Tras las acusaciones que han sido ventiladas en las últimas semanas, Harvey Weinstein ya no tiene una productora de películas, ya fue destituido de su propia compañía y su nombre se arrastra por la mierda igual que los gusanos.

Un poco menos, pero –mañana será un poco más– Kevin Spacey ha perdido un reconocimiento a su carrera, Netflix ha cancelado la siguiente temporada de House of Cards y su carrera brillante y egregia también se llena de lodo –y de mierda– y el día de mañana, sino es que ya hoy, su nombre figurará en la lista de los eternos “sospechosos comunes”. Y si es culpable, como Weinstein, ¡que se joda!

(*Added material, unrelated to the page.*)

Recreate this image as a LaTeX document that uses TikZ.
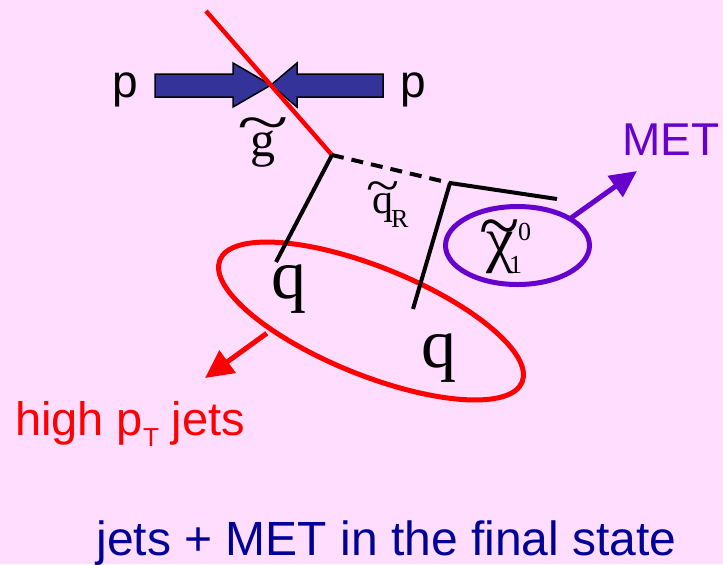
\documentclass[tikz,border=0pt]{standalone}
\usepackage{fontspec}
\setmainfont{Liberation Serif}
\setsansfont{Liberation Sans}
\usetikzlibrary{arrows.meta,shapes.geometric}
\definecolor{bgpink}{HTML}{FFDDFF}
\definecolor{beamblue}{HTML}{333399}
\definecolor{navytext}{HTML}{000099}
\definecolor{metpurple}{HTML}{6600CC}
\newcommand\mytilde[3]{\ooalign{#1\cr\hidewidth\raisebox{#2}{\scalebox{#3}[1.2]{\textasciitilde}}\hidewidth\cr}}
\begin{document}
\begin{tikzpicture}[x=0.5pt,y=-0.5pt,
  lbl/.style={inner sep=0pt,outer sep=0pt},
  sanslbl/.style={lbl,font=\sffamily\fontsize{23}{28}\selectfont},
  seriflbl/.style={lbl,font=\rmfamily\fontsize{25}{30}\selectfont},
  qlbl/.style={lbl,font=\rmfamily\fontsize{35}{40}\selectfont},
  beam/.style={fill=beamblue,draw=black,line width=0.75pt,line join=miter},
  feyn/.style={black,line width=2pt},
  ring/.style={ellipse,draw,line width=2.5pt,inner sep=0pt,outer sep=0pt},
]
\fill[bgpink] (0,0) rectangle (723,564);
% proton beams
\draw[beam] (155,74) -- (233,74) -- (233,63) -- (271,85) -- (233,107) -- (233,97) -- (155,97) -- cycle;
\draw[beam] (383,74) -- (297,74) -- (297,63) -- (271,85) -- (297,107) -- (297,97) -- (383,97) -- cycle;
\node[sanslbl,anchor=base] (pl) at (125,97) {p};
\node[sanslbl,anchor=base] (pr) at (413,97) {p};

% rings
\node[ring,draw=metpurple,minimum width=72pt,minimum height=39pt] (chiring) at (517.5,245.5) {};
\node[ring,draw=red,rotate=-22,minimum width=163pt,minimum height=54pt] (jetring) at (371,321) {};

% lines
\coordinate (gstart) at (206,11);
\coordinate (v1) at (332,155);
\coordinate (v2) at (450,183);
\coordinate (q1end) at (276,262);
\coordinate (q2end) at (413,309);
\coordinate (chiend) at (557,199);
\draw[red,line width=2.2pt] (gstart) -- (v1);
\draw[feyn,dash pattern=on 6pt off 4pt] (v1) -- (v2);
\draw[feyn] (v1) -- (q1end);
\draw[feyn] (v2) -- (q2end);
\draw[feyn] (v2) -- (chiend);

% arrows
\coordinate (mettip) at (637,171);
\draw[metpurple,line width=2.5pt,-{Triangle[length=13.4pt,width=12.5pt]}] (chiring.27) -- (mettip);
\coordinate (jettip) at (205,378);
\draw[red,line width=2.5pt,shorten <=3pt,-{Triangle[length=14pt,width=13.5pt]}] (jetring.207) -- (jettip);

% labels
\node[seriflbl,anchor=base] (glabel) at (263,156) {\mytilde{g}{6.8pt}{1.9}};
\node[lbl,font=\rmfamily\fontsize{21}{25}\selectfont,anchor=base west] (sqlabel) at (372,213) {\rlap{\mytilde{q}{5.5pt}{1.45}}\hspace{9.5pt}\raisebox{-7pt}{\fontsize{13}{15}\selectfont R}};
\node[lbl,font=\rmfamily\fontsize{31}{36}\selectfont,anchor=base west] (chilabel) at (486,260) {\rlap{\mytilde{χ}{4.8pt}{1.2}}\hspace{11.5pt}\rlap{\raisebox{-6.5pt}{\fontsize{13}{15}\selectfont 1}}\hspace{4.5pt}\raisebox{10pt}{\fontsize{13}{15}\selectfont 0}};
\node[qlbl,anchor=base] (q1) at (289,298) {q};
\node[qlbl,anchor=base] (q2) at (439,367) {q};
\node[sanslbl,text=metpurple,anchor=base] (met) at (671,155) {MET};
\node[lbl,font=\sffamily\fontsize{23.5}{28}\selectfont,text=red,anchor=base west] (jets) at (15,435) {high p\raisebox{-5.5pt}{\fontsize{13}{15}\selectfont T} jets};
\node[lbl,font=\sffamily\fontsize{24}{29}\selectfont,text=navytext,anchor=base] (final) at (386.5,555) {jets + MET in the final state};
\end{tikzpicture}
\end{document}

Lo que no es admisible es que el actual inquilino de la Casa Blanca, un miserable payaso que ha sido acusado una y otra vez de acoso sexual, misoginia, comportamiento inadecuado y de quien, incluso, se tiene una grabación que ha sido autentificada (entre lágrimas de cocodrilo) por él y su esposa y en la que asegura que es posible “agarrarlas (a las mujeres) por el coño, hacerles cualquier cosa”, bajo el atenuante de que seas un “rockstar”, ocupe el Salón Oval, sea presidente de los Estados Unidos y no sea sujeto de la misma cacería de brujas que hoy tiene en la hoguera a Harvey Weinstein y a Kevin Spacey.

Cancelada por Netflix la sexta y presumiblemente última temporada de House of Cards, a la luz de los hechos actuales es posible que no podamos contemplar que los abyectos y aborrecibles crímenes del presidente de Estados Unidos, Frank Underwood –entre ellos y seguramente el más infame: el asesinato de Zoe Marie Barnes–, sean juzgados y condenados por los jueces de la nación que hoy, y desde hace muchos años, se presume como “la única indispensable de la Tierra”.

Lo que no imagino, ni quiero imaginar, es que un ser mucho más aberrante que Harvey Weinstein, y mucho más abyecto que Kevin Spacey, permanezca en la Casa Blanca sin que esos mismos menesterosos e ignorantes que lo encumbraron, le arrojen la más mínima e inofensiva de las piedras.